Analysis: The properties had been sold in public auction to realise arrears under the Kerala General Sales Tax Act and welfare fund dues, and the petitioners derived title through successive transfers from the auction purchaser. The property was therefore not being dealt with as a voluntary private transfer during the pendency of income-tax proceedings. The Kerala General Sales Tax Act created a statutory first charge on the dealer's property, and that charge operated in preference to any unsecured claim under the Income-tax Act. Since the Income-tax Act did not create a corresponding first charge, the Department could not override the prior statutory charge merely by relying on general recovery powers.
Conclusion: The petitioners were entitled to resist recovery action by the Income Tax Department, and the Department could not proceed against the properties for the assessee's income-tax arrears.
Issue (ii): Whether Section 281 of the Income-tax Act, 1961, and the notice-based restrictions under the Second Schedule enabled the Department to invalidate or ignore the petitioners' title and possession.

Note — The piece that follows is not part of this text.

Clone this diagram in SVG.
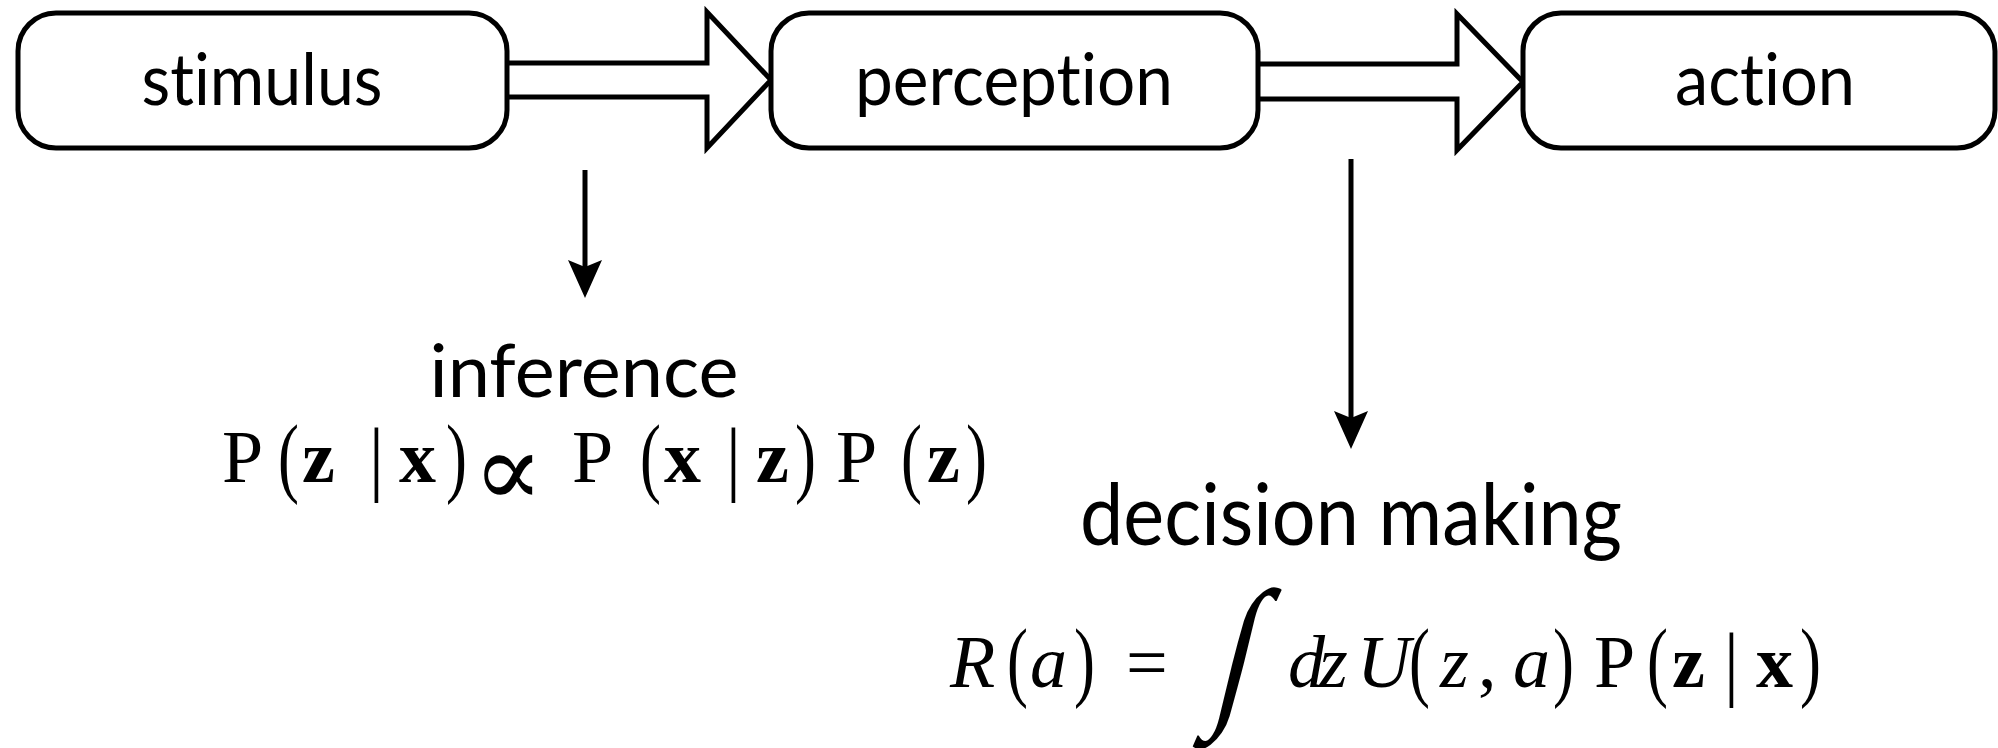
<svg xmlns="http://www.w3.org/2000/svg" width="1998" height="748" viewBox="0 0 1998 748">
<defs>
<style>
.box{fill:#fff;stroke:#000;stroke-width:5}
.fat{fill:#fff;stroke:#000;stroke-width:5;stroke-linejoin:miter;stroke-miterlimit:10}
.ln{stroke:#000;stroke-width:5;fill:none}
.lbl{font-family:"Lato","Open Sans",sans-serif;fill:#000;text-anchor:middle;font-variant-ligatures:none;font-feature-settings:"liga" 0}
.m{font-family:"Liberation Serif","DejaVu Serif",serif;font-size:74px;fill:#000}
.i{font-style:italic}
.b{font-weight:bold}
</style>
<marker id="ah" markerUnits="userSpaceOnUse" viewBox="0 0 38 34" refX="30" refY="17" markerWidth="38" markerHeight="34" orient="auto">
<path d="M0,0 L38,17 L0,34 L7,17 Z" fill="#000"/>
</marker>
</defs>
<rect width="1998" height="748" fill="#fff"/>
<g id="connectors">
<path class="fat" d="M507,63 H707 V12 L771,80 L707,148 V97 H507"/>
<path class="fat" d="M1258,64 H1457 V14 L1523,82 L1457,150 V99 H1258"/>
<line class="ln" x1="585" y1="170" x2="585" y2="290" marker-end="url(#ah)"/>
<line class="ln" x1="1351" y1="159" x2="1351" y2="441" marker-end="url(#ah)"/>
</g>
<g id="stimulus">
<rect class="box" x="18" y="13" width="489" height="135" rx="38"/>
<text class="lbl" x="262" y="105" font-size="72" textLength="241" lengthAdjust="spacingAndGlyphs">stimulus</text>
</g>
<g id="perception">
<rect class="box" x="771" y="13" width="487" height="135" rx="38"/>
<text class="lbl" x="1014" y="105" font-size="72" textLength="318" lengthAdjust="spacingAndGlyphs">perception</text>
</g>
<g id="action">
<rect class="box" x="1523" y="13" width="472" height="135" rx="38"/>
<text class="lbl" x="1765" y="105" font-size="72" textLength="180" lengthAdjust="spacingAndGlyphs">action</text>
</g>
<g id="inference">
<text class="lbl" x="584" y="397" font-size="74" textLength="309" lengthAdjust="spacingAndGlyphs">inference</text>
<text class="m" x="222" y="482">P</text>
<text class="m" transform="translate(278,486) scale(0.85,1.2)">(</text>
<text class="m b" x="302" y="482">z</text>
<text class="m" transform="translate(369,485) scale(1,1.12)">|</text>
<text class="m b" x="399" y="482">x</text>
<text class="m" transform="translate(446,486) scale(0.85,1.2)">)</text>
<text class="m" x="473" y="506" style="font-size:104px">∝</text>
<text class="m" x="572" y="482">P</text>
<text class="m" transform="translate(640,486) scale(0.85,1.2)">(</text>
<text class="m b" x="664" y="482">x</text>
<text class="m" transform="translate(726,485) scale(1,1.12)">|</text>
<text class="m b" x="756" y="482">z</text>
<text class="m" transform="translate(795,486) scale(0.85,1.2)">)</text>
<text class="m" x="836" y="482">P</text>
<text class="m" transform="translate(901,486) scale(0.85,1.2)">(</text>
<text class="m b" x="927" y="482">z</text>
<text class="m" transform="translate(966,486) scale(0.85,1.2)">)</text>
</g>
<g id="decision">
<text class="lbl" x="1351" y="545" font-size="86" textLength="542" lengthAdjust="spacingAndGlyphs">decision making</text>
<text class="m i" x="950" y="687">R</text>
<text class="m" transform="translate(1007,690) scale(0.85,1.2)">(</text>
<text class="m i" x="1030" y="687">a</text>
<text class="m" transform="translate(1074,690) scale(0.85,1.2)">)</text>
<text class="m" x="1126" y="687">=</text>
<text class="m" transform="translate(1210,705) skewX(-14) scale(0.8,1)" style="font-size:165px">∫</text>
<text class="m i" x="1288" y="687">d</text>
<text class="m i" x="1319" y="687">z</text>
<text class="m i" x="1357" y="687">U</text>
<text class="m" transform="translate(1409,690) scale(0.85,1.2)">(</text>
<text class="m i" x="1440" y="687">z</text>
<text class="m" x="1478" y="687">,</text>
<text class="m i" x="1513" y="687">a</text>
<text class="m" transform="translate(1553,690) scale(0.85,1.2)">)</text>
<text class="m" x="1594" y="687">P</text>
<text class="m" transform="translate(1647,690) scale(0.85,1.2)">(</text>
<text class="m b" x="1672" y="687">z</text>
<text class="m" transform="translate(1724,690) scale(1,1.12)">|</text>
<text class="m b" x="1756" y="687">x</text>
<text class="m" transform="translate(1800,690) scale(0.85,1.2)">)</text>
</g>
</svg>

Analysis: Section 281 renders certain transfers void only where a charge is created or possession is parted with during the pendency of proceedings or after completion of proceedings but before service of notice under rule 2 of the Second Schedule. The connected rules restrict dealings by the defaulter after service of notice, but they do not create a superior charge in favour of the Revenue. The earlier civil court decree concerned a mortgage in favour of the Kerala State Financial Corporation and did not decide the petitioners' rights flowing from the KGST auction sale. In the absence of a proceeding against the petitioners themselves to avoid their title, the Department could not declare their ownership void merely by administrative communication.

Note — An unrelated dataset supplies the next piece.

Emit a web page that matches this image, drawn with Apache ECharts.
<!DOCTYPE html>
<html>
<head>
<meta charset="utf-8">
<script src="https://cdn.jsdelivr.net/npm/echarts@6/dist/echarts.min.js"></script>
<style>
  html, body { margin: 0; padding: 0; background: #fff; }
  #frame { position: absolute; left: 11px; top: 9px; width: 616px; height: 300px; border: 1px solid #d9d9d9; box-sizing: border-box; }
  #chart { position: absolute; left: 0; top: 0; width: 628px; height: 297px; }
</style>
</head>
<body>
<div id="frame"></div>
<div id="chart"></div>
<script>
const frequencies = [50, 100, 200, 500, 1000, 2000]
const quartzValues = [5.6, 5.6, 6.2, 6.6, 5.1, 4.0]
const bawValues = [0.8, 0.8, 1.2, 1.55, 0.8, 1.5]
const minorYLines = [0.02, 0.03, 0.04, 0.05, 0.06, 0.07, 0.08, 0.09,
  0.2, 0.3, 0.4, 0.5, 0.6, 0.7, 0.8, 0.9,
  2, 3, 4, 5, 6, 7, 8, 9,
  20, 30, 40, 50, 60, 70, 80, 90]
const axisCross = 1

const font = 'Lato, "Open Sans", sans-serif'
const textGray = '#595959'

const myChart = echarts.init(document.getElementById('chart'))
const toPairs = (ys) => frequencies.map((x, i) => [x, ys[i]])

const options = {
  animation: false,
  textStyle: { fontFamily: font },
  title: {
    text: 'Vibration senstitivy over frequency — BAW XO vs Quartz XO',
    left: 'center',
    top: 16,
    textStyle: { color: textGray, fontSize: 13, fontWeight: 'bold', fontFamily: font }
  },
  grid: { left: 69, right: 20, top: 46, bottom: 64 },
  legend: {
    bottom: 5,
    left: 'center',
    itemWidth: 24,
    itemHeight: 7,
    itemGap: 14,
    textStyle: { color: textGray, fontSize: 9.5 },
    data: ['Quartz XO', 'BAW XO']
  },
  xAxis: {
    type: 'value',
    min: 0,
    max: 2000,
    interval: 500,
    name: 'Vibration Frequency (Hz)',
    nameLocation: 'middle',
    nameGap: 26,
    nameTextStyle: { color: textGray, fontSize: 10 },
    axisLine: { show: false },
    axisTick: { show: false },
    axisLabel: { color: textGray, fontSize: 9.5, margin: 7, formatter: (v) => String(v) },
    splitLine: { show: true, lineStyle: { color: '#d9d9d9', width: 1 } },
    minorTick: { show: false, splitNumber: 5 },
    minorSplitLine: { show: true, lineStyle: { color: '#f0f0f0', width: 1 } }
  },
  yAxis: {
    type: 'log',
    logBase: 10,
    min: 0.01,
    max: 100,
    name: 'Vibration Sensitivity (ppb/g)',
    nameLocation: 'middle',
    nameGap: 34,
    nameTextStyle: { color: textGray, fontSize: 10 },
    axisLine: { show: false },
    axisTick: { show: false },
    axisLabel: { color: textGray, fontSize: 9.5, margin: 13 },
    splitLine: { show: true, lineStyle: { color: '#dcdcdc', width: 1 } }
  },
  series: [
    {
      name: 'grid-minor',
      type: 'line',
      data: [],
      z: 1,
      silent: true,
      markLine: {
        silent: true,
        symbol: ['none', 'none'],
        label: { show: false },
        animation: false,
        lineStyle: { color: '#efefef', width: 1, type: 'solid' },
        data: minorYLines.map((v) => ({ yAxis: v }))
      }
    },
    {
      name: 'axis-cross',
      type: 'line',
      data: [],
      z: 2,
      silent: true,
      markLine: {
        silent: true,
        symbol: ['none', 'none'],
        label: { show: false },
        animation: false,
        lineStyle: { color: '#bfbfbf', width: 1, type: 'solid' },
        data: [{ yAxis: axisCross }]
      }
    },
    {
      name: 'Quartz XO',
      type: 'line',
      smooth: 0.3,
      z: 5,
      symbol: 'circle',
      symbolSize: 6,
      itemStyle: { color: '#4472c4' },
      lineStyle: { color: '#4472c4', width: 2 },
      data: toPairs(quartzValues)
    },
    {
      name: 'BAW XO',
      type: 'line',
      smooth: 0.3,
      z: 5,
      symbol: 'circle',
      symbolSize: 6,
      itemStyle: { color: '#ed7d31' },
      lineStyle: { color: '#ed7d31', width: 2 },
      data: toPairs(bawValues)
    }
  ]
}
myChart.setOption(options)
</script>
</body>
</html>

Conclusion: Section 281 did not authorise the Department to treat the petitioners' title as void or to proceed against the properties in their possession.
Final Conclusion: The statutory first charge under the Kerala General Sales Tax Act prevailed over the Revenue's claim, and the impugned recovery notices could not be sustained against the petitioners' properties.
Ratio Decidendi: In the absence of a statutory first charge under the Income-tax Act, a later income-tax recovery claim cannot override property already subjected to a prior statutory first charge under another law, and Section 281 does not by itself empower the Revenue to invalidate a transferee's title without proper proceedings.